02/28/2017 06:59 EST | Updated 02/28/2017 06:59 EST

How To Cut The Financial Umbilical Cord With Your 20-Somethings

Asian boy hand inserting a fifty dollars bank note into white piggy bank  against wooden grey background
daoleduc via Getty Images
Asian boy hand inserting a fifty dollars bank note into white piggy bank against wooden grey background

I'm not the first person to say it -- it's expensive out there. During these challenging financial times we live in, when a coffee "on the run" can cost you anywhere from $2.00 to $7.00, how do we as parents, ever expect to be able to the cut the financial umbilical cord with our kids?

As the mother of three young women, all in their 20s -- this stage has not proven easy to tackle. Our 27-year-old has recently moved back in to help her save for her upcoming wedding, while she pursues different job opportunities. Our middle daughter, who is 26, and works as an assistant stylist in LA, resides in our second home there -- free from paying rent (although she pays for her other expenses). The youngest, who is 20, is in her third year university and living off campus with roommates. We're helping out while she's in school by covering her rent, and her tuition. She covers her day-to-day necessities with money she's saved from summer internships.

As you can see, we're currently on the hook for a lot with our girls, and I know I'm not the only parent who feels this way. Younger kids these days no longer just have part time jobs. The emphasis is on a competitive sport or two, music lessons, after-school tutoring -- all to assist them with their GPAs so they can get into that Ivy League School, or college of choice. While these are all important skills, and assets for them to have, what good is it for them to have academic intelligence, but not financial intelligence? The short answer: it's no good.

If you're like me and you want to be able to cut the financial umbilical cord with your kids, start when they're young. Help them procure a part time job -- even if it's just one shift a week at first. Have them open their own bank account, and teach them how to balance their account.

Back in the day -- I sort of abhor using this phrase, because it makes me feel old and sound like my mother, which I always swore I wouldn't do when I grew up and became a parent -- I was 12 I started my first job. I was hired to be the pizza girl at a "restaurant" in the mall food court. My wage was $2.10 per hour.

I felt a wonderful feeling of independence. I could buy what I wanted with my hard-earned money: jeans my single mother could not afford for me, lunch with friends, or I could take myself to the movies, something I loved to do.

It's not like our daughters aren't trying to make their own way, it's just that most jobs for young people leaving post-secondary school, are unpaid internships. I'm not kidding you when I tell you, it is a bit bleak as a parent to visualize the day when our girls will be wholly, financially independent of us.

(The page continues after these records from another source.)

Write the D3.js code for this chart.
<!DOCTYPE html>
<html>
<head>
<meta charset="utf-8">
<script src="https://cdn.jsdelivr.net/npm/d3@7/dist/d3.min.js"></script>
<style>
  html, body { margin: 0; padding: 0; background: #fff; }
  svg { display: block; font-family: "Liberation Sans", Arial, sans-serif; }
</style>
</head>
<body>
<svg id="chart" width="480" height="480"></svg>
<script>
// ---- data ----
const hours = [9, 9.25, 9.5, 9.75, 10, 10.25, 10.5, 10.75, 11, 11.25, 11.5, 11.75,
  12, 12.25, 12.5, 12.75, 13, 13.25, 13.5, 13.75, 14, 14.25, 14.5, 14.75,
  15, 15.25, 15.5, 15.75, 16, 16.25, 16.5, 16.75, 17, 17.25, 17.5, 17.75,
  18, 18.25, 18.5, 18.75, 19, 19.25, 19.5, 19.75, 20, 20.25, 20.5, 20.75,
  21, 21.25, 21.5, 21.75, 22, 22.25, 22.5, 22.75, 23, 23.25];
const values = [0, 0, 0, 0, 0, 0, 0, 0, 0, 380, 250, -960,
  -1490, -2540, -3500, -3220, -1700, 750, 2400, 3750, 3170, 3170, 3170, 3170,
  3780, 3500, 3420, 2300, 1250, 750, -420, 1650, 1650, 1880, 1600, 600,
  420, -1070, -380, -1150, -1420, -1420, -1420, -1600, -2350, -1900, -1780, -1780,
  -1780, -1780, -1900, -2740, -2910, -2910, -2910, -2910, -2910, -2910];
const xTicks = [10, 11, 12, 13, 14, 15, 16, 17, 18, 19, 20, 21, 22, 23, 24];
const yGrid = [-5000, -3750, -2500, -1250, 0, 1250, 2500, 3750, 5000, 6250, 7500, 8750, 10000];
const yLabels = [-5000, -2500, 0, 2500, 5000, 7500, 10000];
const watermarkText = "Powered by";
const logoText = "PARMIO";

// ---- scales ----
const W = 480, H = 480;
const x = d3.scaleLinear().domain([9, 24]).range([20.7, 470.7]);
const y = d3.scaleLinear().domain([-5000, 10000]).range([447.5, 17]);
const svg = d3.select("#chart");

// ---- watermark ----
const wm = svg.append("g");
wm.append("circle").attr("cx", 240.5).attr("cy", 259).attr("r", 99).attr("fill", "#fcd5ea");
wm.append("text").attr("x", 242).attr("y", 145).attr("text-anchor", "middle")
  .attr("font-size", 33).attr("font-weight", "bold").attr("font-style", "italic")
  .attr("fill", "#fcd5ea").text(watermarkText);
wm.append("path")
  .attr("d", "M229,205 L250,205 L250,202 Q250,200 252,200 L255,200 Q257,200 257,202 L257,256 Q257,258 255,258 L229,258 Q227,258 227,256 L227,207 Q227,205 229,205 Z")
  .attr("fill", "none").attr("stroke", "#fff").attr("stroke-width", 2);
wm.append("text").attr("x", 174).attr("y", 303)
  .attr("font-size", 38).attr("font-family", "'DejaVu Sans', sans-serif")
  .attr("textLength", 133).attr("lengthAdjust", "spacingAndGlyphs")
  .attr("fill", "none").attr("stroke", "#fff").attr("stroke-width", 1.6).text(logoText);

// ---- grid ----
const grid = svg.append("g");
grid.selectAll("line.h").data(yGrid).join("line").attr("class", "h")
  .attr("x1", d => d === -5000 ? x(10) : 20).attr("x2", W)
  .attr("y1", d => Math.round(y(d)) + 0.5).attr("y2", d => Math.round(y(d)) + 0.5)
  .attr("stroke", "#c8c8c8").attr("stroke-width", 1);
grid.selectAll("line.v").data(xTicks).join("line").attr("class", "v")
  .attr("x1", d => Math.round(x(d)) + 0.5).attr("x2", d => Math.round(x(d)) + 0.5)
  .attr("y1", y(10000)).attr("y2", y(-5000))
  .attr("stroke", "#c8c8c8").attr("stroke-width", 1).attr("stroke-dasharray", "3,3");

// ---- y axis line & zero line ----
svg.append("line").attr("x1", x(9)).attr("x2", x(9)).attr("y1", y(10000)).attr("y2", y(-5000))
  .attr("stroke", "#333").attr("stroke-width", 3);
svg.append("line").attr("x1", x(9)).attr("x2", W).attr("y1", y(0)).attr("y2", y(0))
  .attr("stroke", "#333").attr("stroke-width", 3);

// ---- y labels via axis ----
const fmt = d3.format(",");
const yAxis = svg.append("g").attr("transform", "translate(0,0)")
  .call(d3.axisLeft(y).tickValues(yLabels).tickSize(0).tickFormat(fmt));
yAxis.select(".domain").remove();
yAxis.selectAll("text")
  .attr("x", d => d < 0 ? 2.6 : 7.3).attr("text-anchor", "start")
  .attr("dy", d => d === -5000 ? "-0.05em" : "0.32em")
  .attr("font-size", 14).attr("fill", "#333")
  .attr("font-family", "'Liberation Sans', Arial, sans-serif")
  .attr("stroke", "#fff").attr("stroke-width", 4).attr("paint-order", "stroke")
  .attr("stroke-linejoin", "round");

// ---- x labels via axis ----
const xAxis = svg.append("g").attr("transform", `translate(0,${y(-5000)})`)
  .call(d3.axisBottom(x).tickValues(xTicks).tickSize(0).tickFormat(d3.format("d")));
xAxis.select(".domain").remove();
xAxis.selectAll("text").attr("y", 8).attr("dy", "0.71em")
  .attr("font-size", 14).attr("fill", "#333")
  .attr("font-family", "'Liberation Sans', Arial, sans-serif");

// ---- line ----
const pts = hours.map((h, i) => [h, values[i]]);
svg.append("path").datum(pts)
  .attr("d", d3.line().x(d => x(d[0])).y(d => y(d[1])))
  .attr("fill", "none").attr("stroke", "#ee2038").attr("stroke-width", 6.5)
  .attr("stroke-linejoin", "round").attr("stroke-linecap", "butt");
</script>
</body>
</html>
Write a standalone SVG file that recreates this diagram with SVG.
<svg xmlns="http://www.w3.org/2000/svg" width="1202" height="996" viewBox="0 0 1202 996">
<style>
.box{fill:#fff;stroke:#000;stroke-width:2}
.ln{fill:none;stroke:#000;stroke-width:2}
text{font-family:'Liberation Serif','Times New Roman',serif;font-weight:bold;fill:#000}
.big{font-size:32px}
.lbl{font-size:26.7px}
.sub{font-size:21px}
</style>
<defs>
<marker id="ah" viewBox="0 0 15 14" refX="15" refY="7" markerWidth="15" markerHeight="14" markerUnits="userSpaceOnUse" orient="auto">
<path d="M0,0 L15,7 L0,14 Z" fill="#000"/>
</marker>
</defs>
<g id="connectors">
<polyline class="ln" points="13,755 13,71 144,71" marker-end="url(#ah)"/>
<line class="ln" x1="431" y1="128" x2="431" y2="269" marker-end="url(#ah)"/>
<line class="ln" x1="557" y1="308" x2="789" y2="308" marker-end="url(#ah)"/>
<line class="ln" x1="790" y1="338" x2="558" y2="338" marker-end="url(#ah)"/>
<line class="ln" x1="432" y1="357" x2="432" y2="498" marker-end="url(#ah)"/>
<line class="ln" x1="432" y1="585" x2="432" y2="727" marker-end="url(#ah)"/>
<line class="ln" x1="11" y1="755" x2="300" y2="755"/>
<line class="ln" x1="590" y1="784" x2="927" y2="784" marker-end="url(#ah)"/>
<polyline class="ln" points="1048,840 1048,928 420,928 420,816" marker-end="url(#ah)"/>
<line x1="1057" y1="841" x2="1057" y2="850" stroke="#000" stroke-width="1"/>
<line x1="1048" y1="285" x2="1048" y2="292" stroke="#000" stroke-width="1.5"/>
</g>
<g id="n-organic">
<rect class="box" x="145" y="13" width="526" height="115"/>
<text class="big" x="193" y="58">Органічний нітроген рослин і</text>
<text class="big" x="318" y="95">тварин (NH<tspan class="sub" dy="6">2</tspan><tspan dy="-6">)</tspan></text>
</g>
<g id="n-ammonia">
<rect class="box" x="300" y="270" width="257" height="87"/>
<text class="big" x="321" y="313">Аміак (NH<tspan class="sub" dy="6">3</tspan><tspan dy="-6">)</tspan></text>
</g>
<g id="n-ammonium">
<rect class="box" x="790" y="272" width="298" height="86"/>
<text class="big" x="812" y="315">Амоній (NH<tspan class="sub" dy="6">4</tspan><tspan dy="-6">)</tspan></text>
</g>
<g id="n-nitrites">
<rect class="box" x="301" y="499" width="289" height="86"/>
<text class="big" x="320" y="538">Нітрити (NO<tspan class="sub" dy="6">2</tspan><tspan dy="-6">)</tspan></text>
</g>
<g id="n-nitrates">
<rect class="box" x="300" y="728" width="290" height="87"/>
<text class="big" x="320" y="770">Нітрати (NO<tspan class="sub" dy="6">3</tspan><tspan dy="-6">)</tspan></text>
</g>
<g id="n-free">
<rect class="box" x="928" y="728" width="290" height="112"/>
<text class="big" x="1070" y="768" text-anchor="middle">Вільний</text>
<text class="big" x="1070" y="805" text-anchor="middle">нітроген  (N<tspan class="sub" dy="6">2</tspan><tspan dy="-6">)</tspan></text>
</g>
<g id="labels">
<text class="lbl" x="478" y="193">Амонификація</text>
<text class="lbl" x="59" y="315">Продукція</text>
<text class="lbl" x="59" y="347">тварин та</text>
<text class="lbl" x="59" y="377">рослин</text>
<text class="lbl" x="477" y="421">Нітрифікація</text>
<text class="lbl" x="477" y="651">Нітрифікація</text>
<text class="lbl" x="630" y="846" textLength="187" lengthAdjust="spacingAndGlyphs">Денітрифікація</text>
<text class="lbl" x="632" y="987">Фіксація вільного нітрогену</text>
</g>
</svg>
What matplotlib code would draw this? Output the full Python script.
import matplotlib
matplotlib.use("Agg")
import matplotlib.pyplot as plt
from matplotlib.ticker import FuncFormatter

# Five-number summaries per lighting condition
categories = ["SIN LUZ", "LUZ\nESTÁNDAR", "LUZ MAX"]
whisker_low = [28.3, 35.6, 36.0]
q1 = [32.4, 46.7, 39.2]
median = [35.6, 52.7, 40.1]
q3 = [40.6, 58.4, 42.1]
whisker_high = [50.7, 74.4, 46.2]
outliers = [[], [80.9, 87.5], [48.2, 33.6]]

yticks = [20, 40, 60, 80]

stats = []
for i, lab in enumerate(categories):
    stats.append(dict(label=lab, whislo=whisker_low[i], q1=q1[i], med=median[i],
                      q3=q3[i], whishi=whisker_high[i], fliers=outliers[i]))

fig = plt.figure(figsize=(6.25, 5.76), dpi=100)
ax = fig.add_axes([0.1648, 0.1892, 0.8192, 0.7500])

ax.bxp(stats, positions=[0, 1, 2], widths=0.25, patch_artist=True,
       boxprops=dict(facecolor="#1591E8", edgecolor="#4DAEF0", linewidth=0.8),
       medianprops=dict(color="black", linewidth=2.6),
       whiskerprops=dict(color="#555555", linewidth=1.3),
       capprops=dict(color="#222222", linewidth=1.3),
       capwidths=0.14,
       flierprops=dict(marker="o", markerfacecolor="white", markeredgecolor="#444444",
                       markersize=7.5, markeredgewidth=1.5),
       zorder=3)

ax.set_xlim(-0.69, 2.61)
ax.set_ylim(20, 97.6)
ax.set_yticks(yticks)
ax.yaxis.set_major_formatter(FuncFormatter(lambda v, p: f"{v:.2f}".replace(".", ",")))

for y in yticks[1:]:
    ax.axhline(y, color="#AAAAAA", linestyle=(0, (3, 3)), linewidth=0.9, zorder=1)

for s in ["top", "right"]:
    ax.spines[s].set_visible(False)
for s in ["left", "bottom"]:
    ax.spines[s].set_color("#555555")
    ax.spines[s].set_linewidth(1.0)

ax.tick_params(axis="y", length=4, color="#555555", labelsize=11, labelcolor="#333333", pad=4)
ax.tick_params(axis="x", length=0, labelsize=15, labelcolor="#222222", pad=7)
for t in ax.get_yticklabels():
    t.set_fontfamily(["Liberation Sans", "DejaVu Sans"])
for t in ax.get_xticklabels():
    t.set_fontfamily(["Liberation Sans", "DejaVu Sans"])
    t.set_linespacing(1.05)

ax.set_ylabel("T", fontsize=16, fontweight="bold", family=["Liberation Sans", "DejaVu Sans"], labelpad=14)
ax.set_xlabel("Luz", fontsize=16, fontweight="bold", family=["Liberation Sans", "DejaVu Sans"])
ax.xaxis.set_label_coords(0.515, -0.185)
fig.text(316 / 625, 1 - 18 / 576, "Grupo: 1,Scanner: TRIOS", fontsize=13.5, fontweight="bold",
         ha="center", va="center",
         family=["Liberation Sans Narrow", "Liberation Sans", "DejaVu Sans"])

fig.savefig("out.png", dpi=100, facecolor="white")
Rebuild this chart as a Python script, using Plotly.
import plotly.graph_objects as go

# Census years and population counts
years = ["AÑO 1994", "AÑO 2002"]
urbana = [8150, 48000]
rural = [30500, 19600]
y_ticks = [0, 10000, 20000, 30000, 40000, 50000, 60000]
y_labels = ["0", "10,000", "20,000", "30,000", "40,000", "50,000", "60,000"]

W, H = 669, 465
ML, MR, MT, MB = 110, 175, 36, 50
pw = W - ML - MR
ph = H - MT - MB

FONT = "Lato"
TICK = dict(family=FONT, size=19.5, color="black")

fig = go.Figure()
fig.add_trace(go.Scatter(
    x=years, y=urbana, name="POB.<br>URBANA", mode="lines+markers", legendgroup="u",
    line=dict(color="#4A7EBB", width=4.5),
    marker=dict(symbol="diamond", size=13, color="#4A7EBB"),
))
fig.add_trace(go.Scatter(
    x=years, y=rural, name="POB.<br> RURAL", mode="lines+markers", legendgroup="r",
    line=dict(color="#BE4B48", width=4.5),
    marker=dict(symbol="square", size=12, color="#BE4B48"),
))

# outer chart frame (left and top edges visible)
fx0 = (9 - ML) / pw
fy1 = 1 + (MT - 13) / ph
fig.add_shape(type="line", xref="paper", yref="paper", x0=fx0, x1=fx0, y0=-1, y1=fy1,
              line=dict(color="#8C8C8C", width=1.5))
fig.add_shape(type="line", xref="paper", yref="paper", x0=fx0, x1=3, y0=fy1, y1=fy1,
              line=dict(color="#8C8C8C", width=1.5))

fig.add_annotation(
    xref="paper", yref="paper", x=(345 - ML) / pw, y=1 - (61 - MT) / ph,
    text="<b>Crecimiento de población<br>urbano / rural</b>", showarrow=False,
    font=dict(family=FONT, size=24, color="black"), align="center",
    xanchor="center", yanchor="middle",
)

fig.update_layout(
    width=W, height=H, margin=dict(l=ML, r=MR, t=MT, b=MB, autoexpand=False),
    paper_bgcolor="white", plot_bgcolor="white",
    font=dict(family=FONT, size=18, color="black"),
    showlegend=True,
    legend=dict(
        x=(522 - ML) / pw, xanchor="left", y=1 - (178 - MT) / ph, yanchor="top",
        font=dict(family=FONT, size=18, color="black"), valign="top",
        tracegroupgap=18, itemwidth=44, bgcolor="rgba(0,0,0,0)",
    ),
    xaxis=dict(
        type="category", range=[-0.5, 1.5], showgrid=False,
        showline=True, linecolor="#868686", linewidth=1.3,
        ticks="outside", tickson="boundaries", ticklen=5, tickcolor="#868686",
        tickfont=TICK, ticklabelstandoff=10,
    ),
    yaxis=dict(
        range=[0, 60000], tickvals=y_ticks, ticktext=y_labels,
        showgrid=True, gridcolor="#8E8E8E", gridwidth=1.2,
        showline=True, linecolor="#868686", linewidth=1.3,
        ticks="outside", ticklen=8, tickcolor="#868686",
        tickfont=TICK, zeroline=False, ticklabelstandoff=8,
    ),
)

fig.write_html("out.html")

So how can we help our kids find financial stability while we "cut the cord"? Show them how to budget. Show them how to save for items on their "must have" lists, and how to save long-term for a "rainy day." What I will say is this; if you do the work now, if you teach them to have respect for your money, and their money as they earn it, you're much less likely to end up with a 30-something year old kid living in your basement, while you continue to foot the bill for them.

Giving them the tools they need to not only understand money, but also develop a healthy relationship with it, is your best bet to getting that financial umbilical cord cut -- sooner than later. Do your part in getting them on their way to financial independence; they will thank you, and your marriage will thank you too! Less money spent on your adult children is more money to spend on romantic holidays, and "couple time" or "you time" -- and how can that be bad?